IndustriALL Women Philippines called for increased maternity protection at a press conference on 10 November.
The women’s network of IndustriALL Global Union in the Philippines, together with Annie Geron of Public Services International (PSI), which represents public service workers, called on the country’s lawmakers to give women’s protection the same level of attention they give to business, investments, technological advancement and education. They also called on lawmakers to urgently pass Senate Bill 215 or the “Expanded Maternity Leave Act of 2016,” authored by Senator Risa Hontiveros of the social democratic Akbayan party.
IndustriALL Women Philippines expressed concern that the Philippines social security law – which is more than 24 years old - does not follow the International Labor Organization (ILO) Convention 183 or the Maternity Convention signed by the Philippines in 2000.
“It is lamentable that our lawmakers have always struggled to pass laws and craft policies for world class efficiency and global competitiveness, despite challenges of budget limitation, broken structure and structural inequalities but leave behind women protection,” said Sion Binos, IndustriALL Women Philippines’ Chairperson.
Senator Hontiveros champions the campaign in the Senate. Confident that increased maternity leave will greatly reduce child mortality in the Philippines, she stressed, “the centre of this legislation is that women workers’ rights are human rights. We cannot be in the business of punishing women who give birth.”
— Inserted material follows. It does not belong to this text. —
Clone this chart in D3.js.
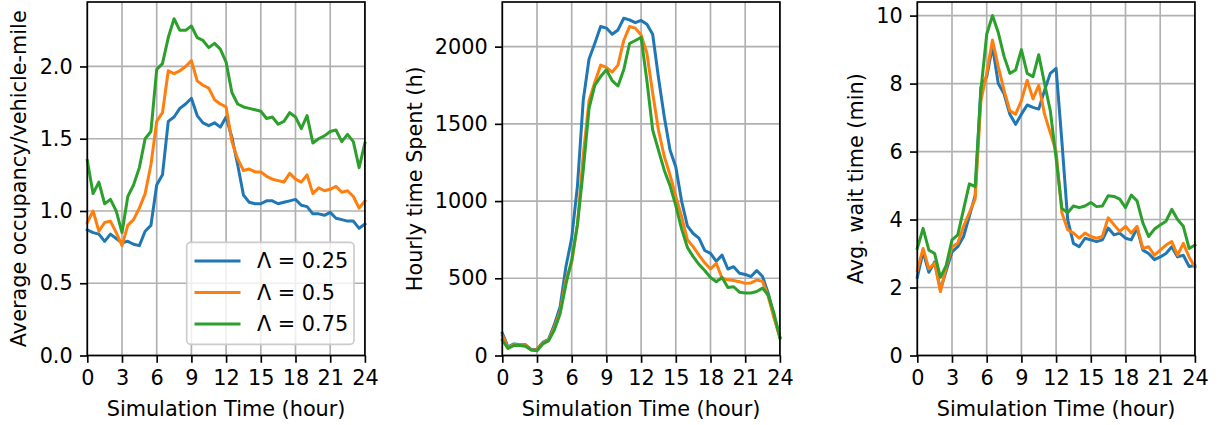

“Both IndustriALL and PSI challenge the Senate to expedite hearing on SB 215,” added Binos and Geron. They said that this women-friendly legislation is long overdue.
IndustriALL presented a study conducted in four countries – Cambodia, Indonesia, Myanmar and Philippines - where the latter lagged behind other countries in Asia in terms of gender equality and maternity protection.
IndustriALL believes that increased maternity protection is good economics and is the best proof of corporate social responsibility. It enables women to carry out their role of bearing and nursing children while maintaining their productive roles as workers. Healthy women produce healthy babies, the future labour force, future taxpayers and the human race of the future. Combined with the existing reproductive health law, couples planning their families result in better child spacing.
“Studies show that mothers need 120 days to fully recover from giving birth, to breastfeed and to establish the routine for her newborn, and to make arrangements necessary for a smooth transition back to work,” said Binos.
IndustriALL and PSI Philippines appeal on employers to support this call and look at their maternity protection as an investment rather than additional expense.
Both global unions explained that if women are given enough rest to recover from pregnancy and childbirth, she will be more productive when she comes back to work. They also urge employers not to view women with children to take care as liability but rather as an inspiration to be more productive at work. A healthy and happy working mother does her best at work.